The report, commissioned by the South West Regional Development Agency, found that marine renewables will be vital to the economic future of the region.
A study in October showed that the South West is capable of generating 9220 MW of electricity from various marine sources, enough power for more than double the current domestic electricity needs of the whole of the region.
Once installation of the technology takes place, most of the work will be in ongoing operations and maintenance, with over 5000 people involved in this by 2030.
The £4.8bn boost to the economy would come mainly from offshore wind, but wave and tidal technologies would also make substantial contributions. This level of activity will require significant investment in the region.
Claire Gibson, director of sustainable resources at the South West RDA said: “The findings of the report highlight the significance of the marine renewables sector to the future of the region, not just through environmentally-friendly electricity production, but also to the future employment and economic growth of the South West.”
The potential of the renewables industry is attracting companies from other sectors. Supacat specialises in the design and development of high mobility, all terrain transport systems and hostile environment technology for military and civil customers.
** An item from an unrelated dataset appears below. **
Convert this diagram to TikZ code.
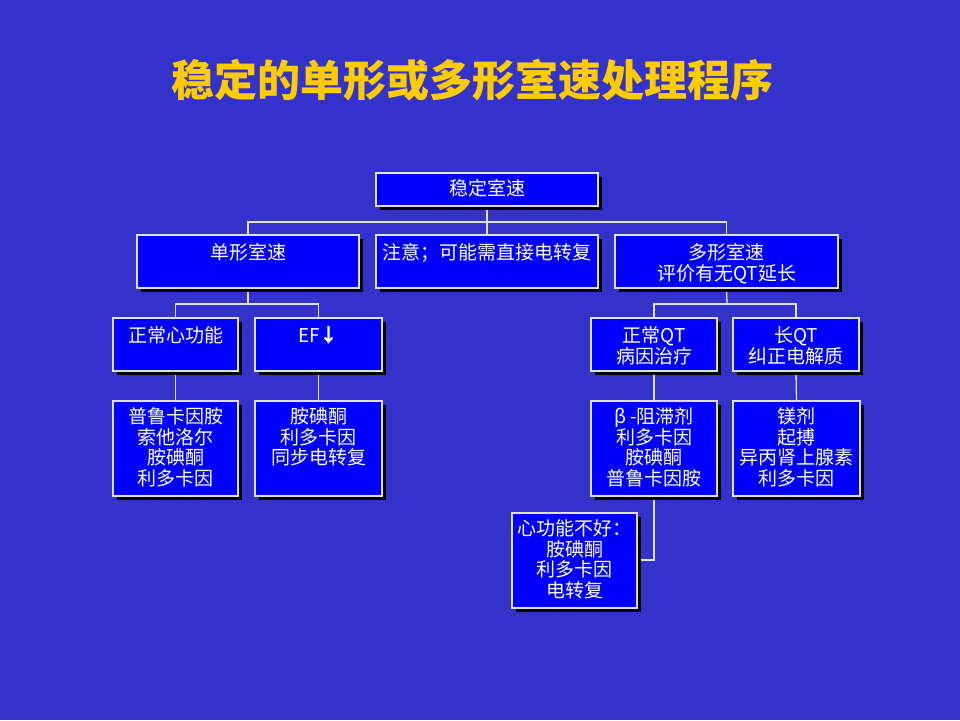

It is based in Devon and employs over 100 people and now is looking to enter the renewables arena.
Managing director Nick Ames said that the recent report “confirms the South West has exciting potential for offshore renewables development over the next 20 years”.
“At Supacat, we have been actively examining how we use our hostile environment engineering skills in this industry over the last year. We are now working on a project to develop a device in the wave sector and looking at a solution for improving access to offshore wind turbines.”